-- BEGIN Supplied data --
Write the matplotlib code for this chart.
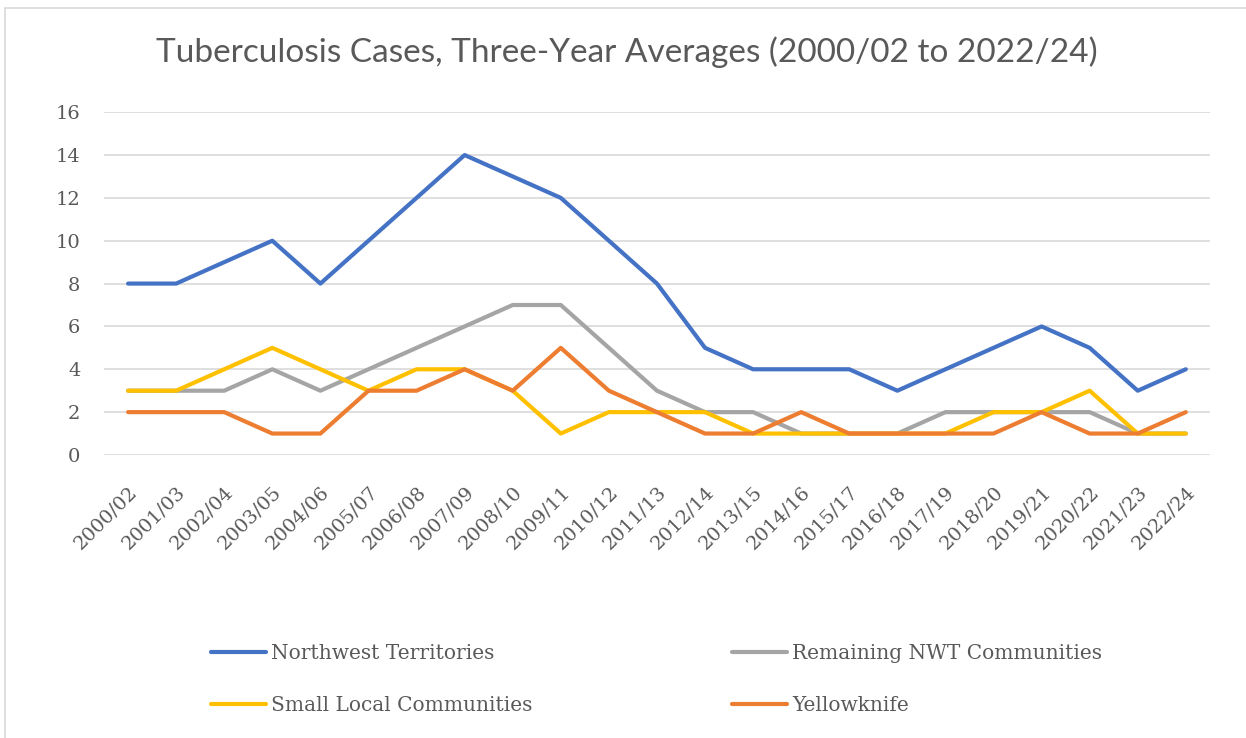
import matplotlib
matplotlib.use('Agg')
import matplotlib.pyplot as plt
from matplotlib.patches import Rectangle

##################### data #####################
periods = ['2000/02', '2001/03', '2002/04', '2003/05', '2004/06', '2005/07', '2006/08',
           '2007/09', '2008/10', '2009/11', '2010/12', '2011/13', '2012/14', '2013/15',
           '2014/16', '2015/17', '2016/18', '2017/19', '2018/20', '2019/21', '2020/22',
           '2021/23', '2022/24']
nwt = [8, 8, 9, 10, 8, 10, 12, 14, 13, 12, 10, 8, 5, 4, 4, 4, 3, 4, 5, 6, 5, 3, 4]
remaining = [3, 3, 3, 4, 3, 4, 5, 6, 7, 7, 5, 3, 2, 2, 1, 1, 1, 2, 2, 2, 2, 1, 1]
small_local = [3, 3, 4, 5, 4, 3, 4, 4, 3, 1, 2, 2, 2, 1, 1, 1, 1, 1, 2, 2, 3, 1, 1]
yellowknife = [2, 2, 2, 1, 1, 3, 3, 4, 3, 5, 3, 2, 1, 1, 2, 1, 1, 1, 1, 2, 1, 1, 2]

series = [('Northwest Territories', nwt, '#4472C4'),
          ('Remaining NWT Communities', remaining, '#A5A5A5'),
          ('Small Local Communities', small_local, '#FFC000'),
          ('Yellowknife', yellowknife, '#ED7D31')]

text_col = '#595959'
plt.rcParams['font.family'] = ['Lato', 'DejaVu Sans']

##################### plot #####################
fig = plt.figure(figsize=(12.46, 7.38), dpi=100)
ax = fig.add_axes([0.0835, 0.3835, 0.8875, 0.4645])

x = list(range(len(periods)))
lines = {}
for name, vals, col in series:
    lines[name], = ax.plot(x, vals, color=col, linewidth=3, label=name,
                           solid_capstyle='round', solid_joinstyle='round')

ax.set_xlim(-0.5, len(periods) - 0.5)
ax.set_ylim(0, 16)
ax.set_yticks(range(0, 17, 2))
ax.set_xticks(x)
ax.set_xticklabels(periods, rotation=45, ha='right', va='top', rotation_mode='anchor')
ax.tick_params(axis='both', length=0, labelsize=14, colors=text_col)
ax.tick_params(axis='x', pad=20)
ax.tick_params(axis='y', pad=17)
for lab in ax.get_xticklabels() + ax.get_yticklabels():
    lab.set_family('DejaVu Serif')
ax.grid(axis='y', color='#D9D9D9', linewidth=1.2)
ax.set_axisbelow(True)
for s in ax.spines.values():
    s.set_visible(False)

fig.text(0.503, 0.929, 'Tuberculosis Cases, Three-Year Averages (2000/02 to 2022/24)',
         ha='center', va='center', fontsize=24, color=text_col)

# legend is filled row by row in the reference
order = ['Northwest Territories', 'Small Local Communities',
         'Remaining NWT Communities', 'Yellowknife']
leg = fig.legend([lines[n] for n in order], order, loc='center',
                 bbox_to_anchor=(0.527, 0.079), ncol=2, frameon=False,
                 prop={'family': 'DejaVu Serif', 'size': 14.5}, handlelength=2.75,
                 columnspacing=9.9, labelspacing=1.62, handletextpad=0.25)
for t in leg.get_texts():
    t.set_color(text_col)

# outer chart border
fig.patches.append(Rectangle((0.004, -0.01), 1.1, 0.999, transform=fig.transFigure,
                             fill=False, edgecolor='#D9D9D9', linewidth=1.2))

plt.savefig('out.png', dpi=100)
-- END Supplied data --
What you need to do:
Repeat exactly and only the lines from the start of the data above through the line that holds "('Yellowknife', yellowknife, '#ED7D31')]", inclusive. Pictures do not belong in the copy.

Output for this exercise:
Write the matplotlib code for this chart.
import matplotlib
matplotlib.use('Agg')
import matplotlib.pyplot as plt
from matplotlib.patches import Rectangle

##################### data #####################
periods = ['2000/02', '2001/03', '2002/04', '2003/05', '2004/06', '2005/07', '2006/08',
           '2007/09', '2008/10', '2009/11', '2010/12', '2011/13', '2012/14', '2013/15',
           '2014/16', '2015/17', '2016/18', '2017/19', '2018/20', '2019/21', '2020/22',
           '2021/23', '2022/24']
nwt = [8, 8, 9, 10, 8, 10, 12, 14, 13, 12, 10, 8, 5, 4, 4, 4, 3, 4, 5, 6, 5, 3, 4]
remaining = [3, 3, 3, 4, 3, 4, 5, 6, 7, 7, 5, 3, 2, 2, 1, 1, 1, 2, 2, 2, 2, 1, 1]
small_local = [3, 3, 4, 5, 4, 3, 4, 4, 3, 1, 2, 2, 2, 1, 1, 1, 1, 1, 2, 2, 3, 1, 1]
yellowknife = [2, 2, 2, 1, 1, 3, 3, 4, 3, 5, 3, 2, 1, 1, 2, 1, 1, 1, 1, 2, 1, 1, 2]

series = [('Northwest Territories', nwt, '#4472C4'),
          ('Remaining NWT Communities', remaining, '#A5A5A5'),
          ('Small Local Communities', small_local, '#FFC000'),
          ('Yellowknife', yellowknife, '#ED7D31')]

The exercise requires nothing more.